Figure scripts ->
=======

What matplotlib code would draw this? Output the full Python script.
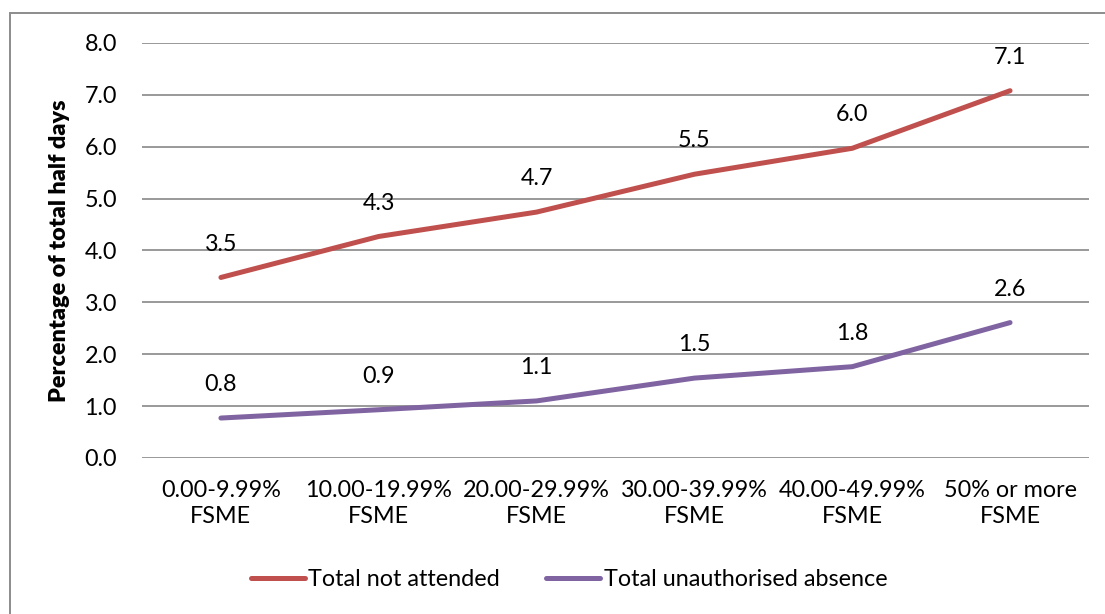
import matplotlib
matplotlib.use("Agg")
import matplotlib.pyplot as plt
from matplotlib.lines import Line2D
from matplotlib.patches import Rectangle

plt.rcParams['font.family'] = ['Lato', 'DejaVu Sans']

categories = ["0.00-9.99%\nFSME", "10.00-19.99%\nFSME", "20.00-29.99%\nFSME",
              "30.00-39.99%\nFSME", "40.00-49.99%\nFSME", "50% or more\nFSME"]
not_attended = [3.48, 4.27, 4.74, 5.47, 5.97, 7.08]
unauthorised = [0.77, 0.93, 1.10, 1.54, 1.76, 2.61]
series_names = ["Total not attended", "Total unauthorised absence"]
yticks = [0.0, 1.0, 2.0, 3.0, 4.0, 5.0, 6.0, 7.0, 8.0]

RED = "#C0504D"
PURPLE = "#8064A2"
GRID = "#878787"
FS = 16.8

fig = plt.figure(figsize=(11.05, 6.14), dpi=100)
ax = fig.add_axes([0.1285, 0.2541, 0.8570, 0.6759])

x = list(range(len(categories)))
for vals, col in ((not_attended, RED), (unauthorised, PURPLE)):
    ax.plot(x, vals, color=col, lw=3.6, solid_capstyle='round', zorder=3)
    for xi, v in zip(x, vals):
        ax.annotate(f"{v:.1f}", (xi, v), xytext=(0, 24), textcoords='offset points',
                    ha='center', va='center', fontsize=FS, color='black')

ax.set_xlim(-0.5, len(categories) - 0.5)
ax.set_ylim(0, 8)
ax.set_yticks(yticks)
ax.set_yticklabels([f"{t:.1f}" for t in yticks], fontsize=FS)
ax.set_xticks(x)
ax.set_xticklabels(categories, fontsize=FS, linespacing=1.3)
ax.tick_params(axis='both', length=0)
ax.tick_params(axis='y', pad=18)
ax.tick_params(axis='x', pad=16)
ax.grid(axis='y', color=GRID, lw=1.2)
ax.set_axisbelow(True)
for s in ax.spines.values():
    s.set_visible(False)

ax.set_ylabel("Percentage of total half days", fontsize=FS, fontweight='heavy', labelpad=10)

handles = [Line2D([], [], color=RED, lw=3.6, solid_capstyle='round'),
           Line2D([], [], color=PURPLE, lw=3.6, solid_capstyle='round')]
fig.legend(handles, series_names, loc='center', bbox_to_anchor=(0.515, 1 - 580 / 614),
           ncol=2, frameon=False, fontsize=FS, handlelength=2.3, handletextpad=0.15,
           columnspacing=2.0)

fig.patches.append(Rectangle((10 / 1105, -0.05), 1.2, 1 - 13 / 614 + 0.05,
                             transform=fig.transFigure, fill=False,
                             edgecolor="#8C8C8C", lw=1.4))

fig.savefig("out.png", dpi=100)
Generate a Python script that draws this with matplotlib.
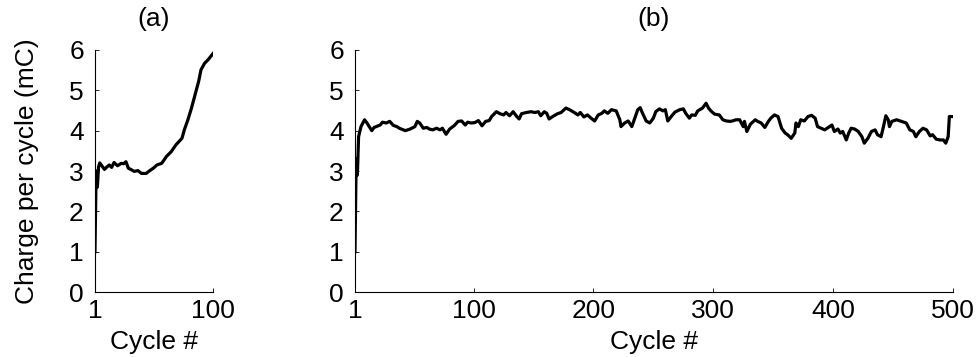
import matplotlib
matplotlib.use("Agg")
import matplotlib.pyplot as plt

plt.rcParams['font.family'] = ['Liberation Sans', 'DejaVu Sans']

# ------- panel (a): first 100 cycles -------
a_cycle = [1, 2, 3, 4, 5, 7, 9, 11, 13, 15, 17, 20, 23, 25, 27, 29, 31, 34, 37,
           40, 44, 47, 50, 53, 57, 61, 65, 69, 74, 76, 79, 82, 85, 88, 90, 93, 96, 100]
a_charge = [1.0, 3.0, 2.6, 3.1, 3.2, 3.12, 3.04, 3.1, 3.15, 3.09, 3.21, 3.13, 3.19,
            3.18, 3.23, 3.07, 3.04, 2.99, 3.01, 2.94, 2.94, 3.01, 3.07, 3.15, 3.19,
            3.36, 3.48, 3.65, 3.81, 4.02, 4.27, 4.56, 4.89, 5.22, 5.51, 5.67, 5.76, 5.91]

# ------- panel (b): 500 cycles -------
b_cycle = [1, 2, 3, 4, 6, 9, 11, 15, 17, 22, 24, 27, 30, 33, 36, 38, 43, 47, 51, 53,
           55, 58, 61, 63, 66, 69, 72, 74, 77, 80, 84, 87, 90, 93, 95, 98, 101, 104,
           107, 110, 113, 115, 119, 122, 125, 127, 130, 133, 136, 138, 140, 144, 148,
           151, 154, 156, 159, 161, 163, 166, 170, 173, 177, 180, 184, 187, 189, 192,
           195, 198, 201, 204, 207, 209, 212, 215, 219, 222, 223, 226, 229, 232, 234,
           237, 239, 241, 244, 247, 250, 252, 255, 258, 260, 262, 266, 268, 272, 275,
           277, 280, 282, 285, 287, 291, 294, 296, 298, 301, 305, 308, 311, 314, 316,
           319, 322, 325, 326, 328, 331, 335, 337, 340, 343, 346, 348, 351, 354, 357,
           360, 362, 365, 368, 369, 371, 373, 376, 379, 382, 385, 387, 390, 393, 396,
           399, 401, 404, 406, 408, 411, 413, 415, 418, 421, 424, 426, 429, 432, 435,
           437, 440, 442, 444, 446, 447, 449, 453, 457, 461, 464, 467, 469, 472, 475,
           478, 481, 483, 486, 489, 492, 494, 496, 497, 500]
b_charge = [1.0, 3.3, 2.9, 3.85, 4.10, 4.27, 4.19, 4.0, 4.08, 4.14, 4.21, 4.19, 4.23,
            4.13, 4.10, 4.06, 4.0, 4.04, 4.10, 4.23, 4.19, 4.06, 4.08, 4.04, 4.02,
            4.06, 4.02, 4.06, 3.91, 4.04, 4.13, 4.23, 4.24, 4.14, 4.21, 4.19, 4.20,
            4.25, 4.12, 4.23, 4.25, 4.35, 4.47, 4.42, 4.39, 4.45, 4.37, 4.47, 4.35,
            4.29, 4.42, 4.45, 4.47, 4.45, 4.47, 4.37, 4.47, 4.43, 4.29, 4.35, 4.42,
            4.45, 4.56, 4.52, 4.45, 4.39, 4.45, 4.34, 4.39, 4.31, 4.24, 4.39, 4.43,
            4.49, 4.43, 4.52, 4.49, 4.27, 4.10, 4.19, 4.24, 4.10, 4.27, 4.52, 4.57,
            4.43, 4.24, 4.19, 4.31, 4.47, 4.54, 4.49, 4.52, 4.24, 4.39, 4.46, 4.52,
            4.54, 4.43, 4.31, 4.39, 4.38, 4.49, 4.56, 4.68, 4.56, 4.49, 4.41, 4.39,
            4.27, 4.24, 4.23, 4.24, 4.27, 4.27, 4.10, 4.23, 3.98, 4.16, 4.27, 4.23,
            4.19, 4.08, 4.23, 4.31, 4.39, 4.35, 4.06, 3.94, 3.90, 3.81, 3.94, 4.19,
            4.10, 4.27, 4.24, 4.35, 4.38, 4.31, 4.10, 4.06, 4.02, 4.08, 4.14, 3.98,
            4.04, 3.94, 3.98, 3.77, 3.94, 4.06, 4.04, 3.98, 3.85, 3.69, 3.81, 3.98,
            4.02, 3.90, 3.85, 4.10, 4.37, 4.27, 4.10, 4.23, 4.27, 4.23, 4.19, 4.02,
            3.98, 3.85, 3.98, 4.06, 4.02, 3.87, 3.90, 3.79, 3.77, 3.77, 3.69, 3.85,
            4.35, 4.35]

y_ticks = [0, 1, 2, 3, 4, 5, 6]
a_xticks = [1, 100]
b_xticks = [1, 100, 200, 300, 400, 500]

fig = plt.figure(figsize=(9.79, 3.57), dpi=100)
ax_a = fig.add_axes([0.097, 0.182, 0.1205, 0.678])
ax_b = fig.add_axes([0.3626, 0.182, 0.6108, 0.678])

fs = 19
for ax, x, y, xt, xmax, title in [(ax_a, a_cycle, a_charge, a_xticks, 100, '(a)'),
                                  (ax_b, b_cycle, b_charge, b_xticks, 500, '(b)')]:
    ax.plot(x, y, color='black', lw=2.3)
    ax.set_xlim(1, xmax)
    ax.set_ylim(0, 6)
    ax.set_xticks(xt)
    ax.set_yticks(y_ticks)
    ax.spines['top'].set_visible(False)
    ax.spines['right'].set_visible(False)
    ax.spines['left'].set_linewidth(0.8)
    ax.spines['bottom'].set_linewidth(0.8)
    ax.tick_params(direction='in', length=3, width=0.6, labelsize=fs)
    ax.tick_params(axis='y', pad=8)
    ax.tick_params(axis='x', pad=5)
    ax.set_xlabel('Cycle #', fontsize=fs, labelpad=5)
    ax.set_title(title, fontsize=fs, pad=17)

ax_a.set_ylabel('Charge per cycle (mC)', fontsize=fs, labelpad=22)

fig.savefig('out.png', dpi=100)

=======

Starting at the first line of the material, output exactly the lines up to and including the one with "fontsize=FS, fontweight='heavy', labelpad=10)". Do not include the pictures.

What matplotlib code would draw this? Output the full Python script.
import matplotlib
matplotlib.use("Agg")
import matplotlib.pyplot as plt
from matplotlib.lines import Line2D
from matplotlib.patches import Rectangle

plt.rcParams['font.family'] = ['Lato', 'DejaVu Sans']

categories = ["0.00-9.99%\nFSME", "10.00-19.99%\nFSME", "20.00-29.99%\nFSME",
              "30.00-39.99%\nFSME", "40.00-49.99%\nFSME", "50% or more\nFSME"]
not_attended = [3.48, 4.27, 4.74, 5.47, 5.97, 7.08]
unauthorised = [0.77, 0.93, 1.10, 1.54, 1.76, 2.61]
series_names = ["Total not attended", "Total unauthorised absence"]
yticks = [0.0, 1.0, 2.0, 3.0, 4.0, 5.0, 6.0, 7.0, 8.0]

RED = "#C0504D"
PURPLE = "#8064A2"
GRID = "#878787"
FS = 16.8

fig = plt.figure(figsize=(11.05, 6.14), dpi=100)
ax = fig.add_axes([0.1285, 0.2541, 0.8570, 0.6759])

x = list(range(len(categories)))
for vals, col in ((not_attended, RED), (unauthorised, PURPLE)):
    ax.plot(x, vals, color=col, lw=3.6, solid_capstyle='round', zorder=3)
    for xi, v in zip(x, vals):
        ax.annotate(f"{v:.1f}", (xi, v), xytext=(0, 24), textcoords='offset points',
                    ha='center', va='center', fontsize=FS, color='black')

ax.set_xlim(-0.5, len(categories) - 0.5)
ax.set_ylim(0, 8)
ax.set_yticks(yticks)
ax.set_yticklabels([f"{t:.1f}" for t in yticks], fontsize=FS)
ax.set_xticks(x)
ax.set_xticklabels(categories, fontsize=FS, linespacing=1.3)
ax.tick_params(axis='both', length=0)
ax.tick_params(axis='y', pad=18)
ax.tick_params(axis='x', pad=16)
ax.grid(axis='y', color=GRID, lw=1.2)
ax.set_axisbelow(True)
for s in ax.spines.values():
    s.set_visible(False)

ax.set_ylabel("Percentage of total half days", fontsize=FS, fontweight='heavy', labelpad=10)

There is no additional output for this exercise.